::: RAW DATA :::

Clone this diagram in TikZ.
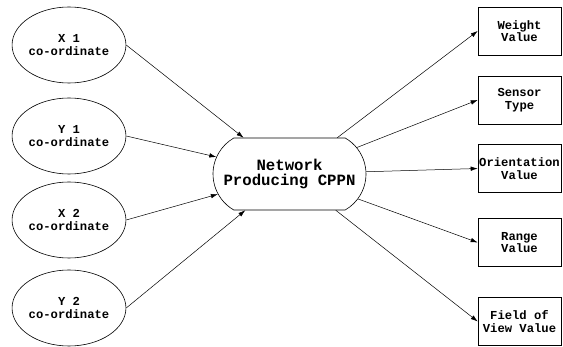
\documentclass[tikz,border=0pt]{standalone}
\usepackage{fontspec}
\setmonofont{Liberation Mono}
\usetikzlibrary{arrows.meta,shapes.misc,shapes.geometric}

\begin{document}
\begin{tikzpicture}[x=1pt, y=-1pt,
    every node/.style={font=\ttfamily\bfseries\fontsize{12.2}{12.5}\selectfont, align=center, inner sep=0pt, line width=0.6pt},
    coord/.style={ellipse, draw, minimum width=108pt, minimum height=76pt},
    outbox/.style={rectangle, draw, minimum width=83pt, minimum height=48pt},
    link/.style={line width=0.5pt, -{Latex[length=7pt,width=4.5pt]}}]

        \useasboundingbox (0,0) rectangle (563,347);

        % Ingressi
        \node[coord] (x1) at (69,45) {X 1\\co-ordinate};
        \node[coord] (y1) at (69,136) {Y 1\\co-ordinate};
        \node[coord] (x2) at (69,220) {X 2\\co-ordinate};
        \node[coord] (y2) at (69,308) {Y 2\\co-ordinate};
        % Rete centrale
        \node[rounded rectangle, rounded rectangle arc length=120, draw, minimum width=153pt, minimum height=72pt,
              font=\ttfamily\bfseries\fontsize{15.7}{15.5}\selectfont] (cppn) at (289.5,174) {Network\\Producing CPPN};
        % Uscite
        \node[outbox] (weight) at (519.5,31) {Weight\\Value};
        \node[outbox] (sensor) at (519.5,100) {Sensor\\Type};
        \node[outbox] (orient) at (519.5,168.5) {Orientation\\Value};
        \node[outbox] (range) at (519.5,242.5) {Range\\Value};
        \node[outbox] (fov) at (519.5,321.5) {Field of\\View Value};
        % Archi
        \draw[link] (x1.east) -- (cppn);
        \draw[link] (y1.east) -- (cppn);
        \draw[link] (x2.east) -- (cppn);
        \draw[link] (y2.east) -- (cppn);
        \draw[link] (cppn) -- (weight.west);
        \draw[link] (cppn) -- (sensor.west);
        \draw[link] (cppn) -- (orient.west);
        \draw[link] (cppn) -- (range.west);
        \draw[link] (cppn) -- (fov.west);
    \end{tikzpicture}
\end{document}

:::

■ **STATED TASK**
Repeat the material exactly as it reads, without any of its pictures.

■ **TASK RESULT**
Clone this diagram in TikZ.
\documentclass[tikz,border=0pt]{standalone}
\usepackage{fontspec}
\setmonofont{Liberation Mono}
\usetikzlibrary{arrows.meta,shapes.misc,shapes.geometric}

\begin{document}
\begin{tikzpicture}[x=1pt, y=-1pt,
    every node/.style={font=\ttfamily\bfseries\fontsize{12.2}{12.5}\selectfont, align=center, inner sep=0pt, line width=0.6pt},
    coord/.style={ellipse, draw, minimum width=108pt, minimum height=76pt},
    outbox/.style={rectangle, draw, minimum width=83pt, minimum height=48pt},
    link/.style={line width=0.5pt, -{Latex[length=7pt,width=4.5pt]}}]

        \useasboundingbox (0,0) rectangle (563,347);

        % Ingressi
        \node[coord] (x1) at (69,45) {X 1\\co-ordinate};
        \node[coord] (y1) at (69,136) {Y 1\\co-ordinate};
        \node[coord] (x2) at (69,220) {X 2\\co-ordinate};
        \node[coord] (y2) at (69,308) {Y 2\\co-ordinate};
        % Rete centrale
        \node[rounded rectangle, rounded rectangle arc length=120, draw, minimum width=153pt, minimum height=72pt,
              font=\ttfamily\bfseries\fontsize{15.7}{15.5}\selectfont] (cppn) at (289.5,174) {Network\\Producing CPPN};
        % Uscite
        \node[outbox] (weight) at (519.5,31) {Weight\\Value};
        \node[outbox] (sensor) at (519.5,100) {Sensor\\Type};
        \node[outbox] (orient) at (519.5,168.5) {Orientation\\Value};
        \node[outbox] (range) at (519.5,242.5) {Range\\Value};
        \node[outbox] (fov) at (519.5,321.5) {Field of\\View Value};
        % Archi
        \draw[link] (x1.east) -- (cppn);
        \draw[link] (y1.east) -- (cppn);
        \draw[link] (x2.east) -- (cppn);
        \draw[link] (y2.east) -- (cppn);
        \draw[link] (cppn) -- (weight.west);
        \draw[link] (cppn) -- (sensor.west);
        \draw[link] (cppn) -- (orient.west);
        \draw[link] (cppn) -- (range.west);
        \draw[link] (cppn) -- (fov.west);
    \end{tikzpicture}
\end{document}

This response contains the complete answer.